SHORT PROBLEM
Leave out the pictures, and retype only the lines from the beginning of the material through the line that contains "const corteKaiser = 1.0;", including both.
--- start of RAW DATA ---
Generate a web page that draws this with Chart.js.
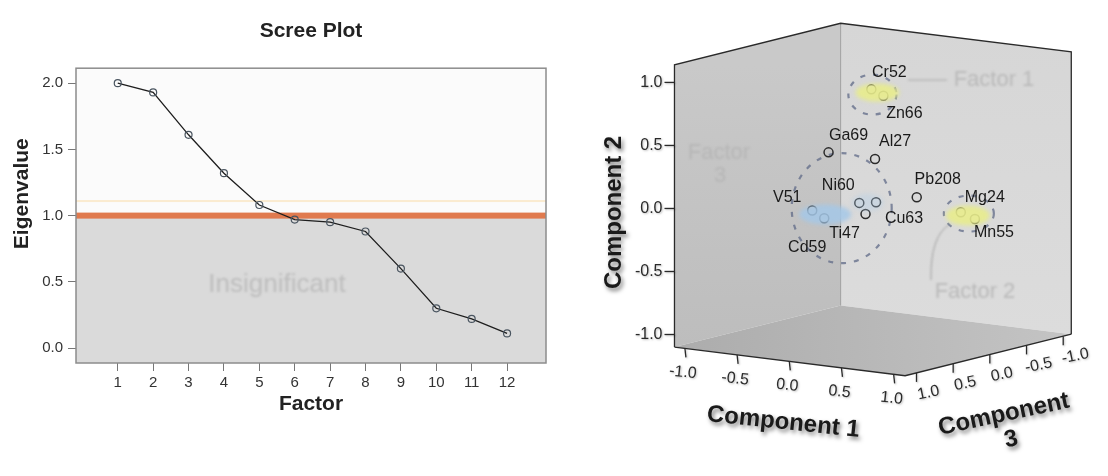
<!DOCTYPE html>
<html>
<head>
<meta charset="utf-8">
<script src="https://cdn.jsdelivr.net/npm/chart.js@4.4.0/dist/chart.umd.min.js"></script>
<style>
  html, body { margin: 0; padding: 0; background: #fff; }
  #scree { position: absolute; left: 0; top: 0; }
  #componentes { position: absolute; left: 560px; top: 0; }
</style>
</head>
<body>
<canvas id="scree" width="560" height="476"></canvas>
<canvas id="componentes" width="548" height="476"></canvas>
<script>
// SCREE PLOT
const factores = [1, 2, 3, 4, 5, 6, 7, 8, 9, 10, 11, 12];
const autovalores = [2.00, 1.93, 1.61, 1.32, 1.08, 0.97, 0.95, 0.88, 0.60, 0.30, 0.22, 0.11];
const ticksAutovalor = [0.0, 0.5, 1.0, 1.5, 2.0];
const corteKaiser = 1.0;

// COMPONENTES (cargas)
const elementos = ['Cr52', 'Zn66', 'Ga69', 'Al27', 'Pb208', 'Ni60', 'Cu63', 'Ti47', 'V51', 'Cd59', 'Mg24', 'Mn55'];
const componente1 = [0.08, 0.16, -0.26, 0.08, 0.55, 0.07, 0.16, 0.20, -0.10, -0.02, 0.41, 0.51];
const componente2 = [0.92, 0.87, 0.40, 0.36, 0.12, 0.04, 0.04, -0.02, 0.02, -0.04, -0.13, -0.18];
const componente3 = [0.15, 0.10, 0.25, 0.10, 0.20, 0.30, 0.20, 0.40, 0.70, 0.65, -0.60, -0.65];
const ticksComponente = [-1.0, -0.5, 0.0, 0.5, 1.0];
const factor1 = ['Cr52', 'Zn66'];
const factor2 = ['Mg24', 'Mn55'];
const factor3 = ['Ga69', 'Al27', 'Ni60', 'Cu63', 'Ti47', 'V51', 'Cd59'];

const fuente = '"Liberation Sans", Arial, sans-serif';
Chart.defaults.font.family = fuente;

function texto(ctx, t, x, y, rot, font, color, align) {
    ctx.save();
    ctx.translate(x, y);
    ctx.rotate(rot * Math.PI / 180);
    ctx.font = font;
    ctx.fillStyle = color;
    ctx.textAlign = align || 'center';
    ctx.textBaseline = 'middle';
    ctx.fillText(t, 0, 0);
    ctx.restore();
};

function linea(ctx, pts, color, ancho) {
    ctx.beginPath();
    ctx.moveTo(pts[0][0], pts[0][1]);
    pts.slice(1).forEach(p => ctx.lineTo(p[0], p[1]));
    ctx.strokeStyle = color;
    ctx.lineWidth = ancho;
    ctx.stroke();
};

function relleno(ctx, pts, fill) {
    ctx.beginPath();
    ctx.moveTo(pts[0][0], pts[0][1]);
    pts.slice(1).forEach(p => ctx.lineTo(p[0], p[1]));
    ctx.closePath();
    ctx.fillStyle = fill;
    ctx.fill();
};

const fondoScree = {
    id: 'fondoScree',
    beforeDatasetsDraw(chart) {
        const {ctx, chartArea: a, scales: {x, y}} = chart;
        const yc = y.getPixelForValue(corteKaiser);
        ctx.save();
        ctx.fillStyle = '#fbfbfb';
        ctx.fillRect(a.left, a.top, a.width, yc - a.top);
        ctx.fillStyle = '#dadada';
        ctx.fillRect(a.left, yc, a.width, a.bottom - yc);
        ctx.filter = 'blur(1.2px)';
        texto(ctx, 'Insignificant', x.getPixelForValue(5.5), y.getPixelForValue(0.48), 0, '26px ' + fuente, '#bdbdbd');
        ctx.filter = 'none';
        ctx.fillStyle = 'rgba(250,228,190,0.7)';
        ctx.fillRect(a.left, y.getPixelForValue(1.11) - 1, a.width, 2);
        ctx.fillStyle = '#e07a4e';
        ctx.fillRect(a.left, yc - 3, a.width, 6);
        ctx.strokeStyle = '#8c8c8c';
        ctx.lineWidth = 1.5;
        ctx.strokeRect(a.left, a.top, a.width, a.height);
        ctx.restore();
    },
    afterDraw(chart) {
        const a = chart.chartArea;
        texto(chart.ctx, 'Eigenvalue', 22.5, a.top + 125.5, -90, 'bold 21px ' + fuente, '#222');
    }
};

const graficoScree = new Chart(document.getElementById('scree'), {
    type: 'line',
    data: {
        datasets: [{
            data: factores.map((f, i) => ({x: f, y: autovalores[i]})),
            borderColor: '#1e1e1e',
            borderWidth: 1.3,
            pointRadius: 3.5,
            pointBorderColor: '#4a5560',
            pointBackgroundColor: 'rgba(0,0,0,0)',
            pointBorderWidth: 1.2
        }]
    },
    options: {
        responsive: false,
        animation: false,
        layout: {padding: {left: 0, right: 14, top: 0, bottom: 0}},
        plugins: {
            legend: {display: false},
            tooltip: {enabled: false},
            title: {
                display: true, text: 'Scree Plot', fullSize: false, color: '#222',
                font: {size: 21, weight: 'bold'}, padding: {top: 19, bottom: 24}
            }
        },
        scales: {
            x: {
                type: 'linear', min: -0.18, max: 13.1,
                afterBuildTicks: s => { s.ticks = factores.map(v => ({value: v})); },
                afterFit: s => { s.height = 113; },
                grid: {drawOnChartArea: false, tickLength: 8, color: '#777'},
                border: {display: false},
                ticks: {font: {size: 15}, color: '#333', padding: 3, maxRotation: 0},
                title: {display: true, text: 'Factor', color: '#222', font: {size: 21, weight: 'bold'}, padding: {top: 0, bottom: 59}}
            },
            y: {
                min: -0.113, max: 2.113,
                afterBuildTicks: s => { s.ticks = ticksAutovalor.map(v => ({value: v})); },
                afterFit: s => { s.width = 76; },
                grid: {drawOnChartArea: false, tickLength: 8, color: '#777'},
                border: {display: false},
                ticks: {font: {size: 15}, color: '#333', padding: 5, callback: v => v.toFixed(1)}
            }
        }
    },
    plugins: [fondoScree]
});

// GRAFICO 3D
const rango1 = [-1.1, 1.11];
const rango2 = [-1.1, 1.14];
const rango3 = [-1.11, 1.155];

function vista(c1, c2, c3) {
    return {x: 106.7 * c1 - 75 * c3, y: -13.3 * c1 + 129.3 * c2 - 18.8 * c3};
};

function punto(chart, c1, c2, c3) {
    const v = vista(c1, c2, c3);
    return [chart.scales.x.getPixelForValue(v.x), chart.scales.y.getPixelForValue(v.y)];
};

function centroGrupo(chart, grupo) {
    let sx = 0, sy = 0;
    grupo.forEach(n => {
        const i = elementos.indexOf(n);
        const p = punto(chart, componente1[i], componente2[i], componente3[i]);
        sx += p[0]; sy += p[1];
    });
    return [sx / grupo.length, sy / grupo.length];
};

const desplazaEtiqueta = {
    Cr52: [18, -17], Zn66: [21, 18], Ga69: [20, -17], Al27: [20, -17], Pb208: [21, -18], Ni60: [-21, -17],
    Cu63: [28, 16], Ti47: [-21, 20], V51: [-25, -13], Cd59: [-17, 29], Mg24: [24, -15], Mn55: [19, 14]
};

const elipses = [
    {grupo: factor1, dx: -5, dy: 2, rx: 24, ry: 20},
    {grupo: factor2, dx: 1, dy: -2, rx: 25, ry: 18},
    {grupo: factor3, dx: -7, dy: 14, rx: 50, ry: 55}
];

const manchas = [
    {grupo: ['Ni60', 'Cu63'], color: 'rgba(175,205,235,0.35)', dx: 0, rx: 16, ry: 9},
    {grupo: factor1, color: 'rgba(232,236,140,0.9)', dx: 0, rx: 22, ry: 9},
    {grupo: factor2, color: 'rgba(232,236,140,0.9)', dx: 0, rx: 22, ry: 10},
    {grupo: ['V51', 'Cd59'], color: 'rgba(165,200,232,0.85)', dx: 7, rx: 26, ry: 10}
];

const caja3d = {
    id: 'caja3d',
    beforeDatasetsDraw(chart) {
        const ctx = chart.ctx;
        const P = (a, b, c) => punto(chart, a, b, c);
        const [m1, M1] = rango1, [m2, M2] = rango2, [m3, M3] = rango3;
        ctx.save();
        let g = ctx.createLinearGradient(0, P(m1, M2, m3)[1], 0, P(M1, m2, m3)[1]);
        g.addColorStop(0, '#d6d6d6');
        g.addColorStop(1, '#dcdcdc');
        relleno(ctx, [P(m1, m2, m3), P(M1, m2, m3), P(M1, M2, m3), P(m1, M2, m3)], g);
        g = ctx.createLinearGradient(0, P(m1, M2, M3)[1], 0, P(m1, m2, M3)[1]);
        g.addColorStop(0, '#c9c9c9');
        g.addColorStop(1, '#bdbdbd');
        relleno(ctx, [P(m1, m2, M3), P(m1, m2, m3), P(m1, M2, m3), P(m1, M2, M3)], g);
        const iz = P(m1, m2, M3), de = P(M1, m2, m3);
        g = ctx.createLinearGradient(iz[0], iz[1], de[0], de[1]);
        g.addColorStop(0, '#acacac');
        g.addColorStop(1, '#c4c4c4');
        relleno(ctx, [P(m1, m2, M3), P(M1, m2, M3), P(M1, m2, m3), P(m1, m2, m3)], g);
        linea(ctx, [P(m1, m2, m3), P(m1, M2, m3)], '#a0a0a0', 1);
        linea(ctx, [P(m1, m2, M3), P(m1, M2, M3), P(m1, M2, m3), P(M1, M2, m3), P(M1, m2, m3)], '#2a2a2a', 1.3);
        linea(ctx, [P(m1, m2, M3), P(M1, m2, M3), P(M1, m2, m3)], '#2a2a2a', 1.3);

        // ticks
        ctx.shadowColor = 'rgba(0,0,0,0.25)';
        ctx.shadowBlur = 2;
        ctx.shadowOffsetX = 1;
        ctx.shadowOffsetY = 1;
        const ft = '16px ' + fuente;
        ticksComponente.forEach(v => {
            const t = v.toFixed(1);
            const [x2, y2] = P(m1, v, M3);
            linea(ctx, [[x2 - 10, y2], [x2, y2]], '#2a2a2a', 1.3);
            texto(ctx, t, x2 - 12, y2, 0, ft, '#2a2a2a', 'right');
            const [x1, y1] = P(v, m2, M3);
            linea(ctx, [[x1, y1], [x1 + 1, y1 + 9]], '#2a2a2a', 1.3);
            texto(ctx, t, x1 - 2, y1 + 24, 6, ft, '#2a2a2a');
            const [x3, y3] = P(M1, m2, v);
            linea(ctx, [[x3, y3], [x3, y3 + 9]], '#2a2a2a', 1.3);
            texto(ctx, t, x3 + 12, y3 + 20, -12, ft, '#2a2a2a');
        });

        // titulos de ejes
        ctx.shadowColor = 'rgba(0,0,0,0.5)';
        ctx.shadowBlur = 4;
        ctx.shadowOffsetX = 2;
        ctx.shadowOffsetY = 3;
        const fb = 'bold 24px ' + fuente;
        const t1 = P(0, m2, M3);
        texto(ctx, 'Component 1', t1[0] - 6, t1[1] + 61, 6, fb, '#1a1a1a');
        const t2 = P(m1, 0, M3);
        texto(ctx, 'Component 2', t2[0] - 60, t2[1] + 4, -90, fb, '#1a1a1a');
        const t3 = P(M1, m2, 0);
        ctx.save();
        ctx.translate(t3[0] + 14, t3[1] + 60);
        ctx.rotate(-12 * Math.PI / 180);
        texto(ctx, 'Component', 0, 0, 0, fb, '#1a1a1a');
        texto(ctx, '3', 2, 26, 0, fb, '#1a1a1a');
        ctx.restore();
        ctx.shadowColor = 'rgba(0,0,0,0)';

        // anotaciones tenues
        const fa = '22px ' + fuente;
        ctx.filter = 'blur(0.8px)';
        texto(ctx, 'Factor 1', 434, 80, 0, fa, '#b9b9b9');
        linea(ctx, [[348, 80], [387, 80]], '#a8a8a8', 1);
        texto(ctx, 'Factor 2', 415, 292, 0, fa, '#b9b9b9');
        ctx.beginPath();
        ctx.moveTo(390, 224);
        ctx.quadraticCurveTo(370, 236, 371, 280);
        ctx.strokeStyle = '#a0a0a0';
        ctx.lineWidth = 1;
        ctx.stroke();
        texto(ctx, 'Factor', 159, 153, 0, fa, '#b6b6b6');
        texto(ctx, '3', 160, 176, 0, fa, '#b6b6b6');
        ctx.filter = 'none';

        // elipses discontinuas
        ctx.setLineDash([5, 8]);
        elipses.forEach(e => {
            const c = centroGrupo(chart, e.grupo);
            ctx.beginPath();
            ctx.ellipse(c[0] + e.dx, c[1] + e.dy, e.rx, e.ry, 0, 0, Math.PI * 2);
            ctx.strokeStyle = 'rgba(95,105,135,0.75)';
            ctx.lineWidth = 2.2;
            ctx.stroke();
        });
        ctx.setLineDash([]);
        ctx.restore();
    },
    afterDatasetsDraw(chart) {
        const ctx = chart.ctx;
        ctx.save();
        ctx.filter = 'blur(2px)';
        manchas.forEach(m => {
            const c = centroGrupo(chart, m.grupo);
            ctx.beginPath();
            ctx.ellipse(c[0] + m.dx, c[1], m.rx, m.ry, 0, 0, Math.PI * 2);
            ctx.fillStyle = m.color;
            ctx.fill();
        });
        ctx.filter = 'none';
        elementos.forEach((n, i) => {
            const p = punto(chart, componente1[i], componente2[i], componente3[i]);
            const d = desplazaEtiqueta[n];
            texto(ctx, n, p[0] + d[0], p[1] + d[1], 0, '16px ' + fuente, '#1a1a1a');
        });
        ctx.restore();
    }
};

const graficoComponentes = new Chart(document.getElementById('componentes'), {
    type: 'scatter',
    data: {
        datasets: [{
            data: elementos.map((n, i) => vista(componente1[i], componente2[i], componente3[i])),
            pointRadius: 4.5,
            pointBorderWidth: 1.5,
            pointBorderColor: '#2b2b2b',
            pointBackgroundColor: 'rgba(0,0,0,0)'
        }]
    },
    options: {
        responsive: false,
        animation: false,
        layout: {padding: 0},
        plugins: {legend: {display: false}, tooltip: {enabled: false}},
        scales: {
            x: {type: 'linear', display: false, min: -314.9, max: 233.1},
            y: {type: 'linear', display: false, min: -275.4, max: 200.6}
        }
    },
    plugins: [caja3d]
});
</script>
</body>
</html>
--- end of RAW DATA ---
TASK RESPONSE
Generate a web page that draws this with Chart.js.
<!DOCTYPE html>
<html>
<head>
<meta charset="utf-8">
<script src="https://cdn.jsdelivr.net/npm/chart.js@4.4.0/dist/chart.umd.min.js"></script>
<style>
  html, body { margin: 0; padding: 0; background: #fff; }
  #scree { position: absolute; left: 0; top: 0; }
  #componentes { position: absolute; left: 560px; top: 0; }
</style>
</head>
<body>
<canvas id="scree" width="560" height="476"></canvas>
<canvas id="componentes" width="548" height="476"></canvas>
<script>
// SCREE PLOT
const factores = [1, 2, 3, 4, 5, 6, 7, 8, 9, 10, 11, 12];
const autovalores = [2.00, 1.93, 1.61, 1.32, 1.08, 0.97, 0.95, 0.88, 0.60, 0.30, 0.22, 0.11];
const ticksAutovalor = [0.0, 0.5, 1.0, 1.5, 2.0];
const corteKaiser = 1.0;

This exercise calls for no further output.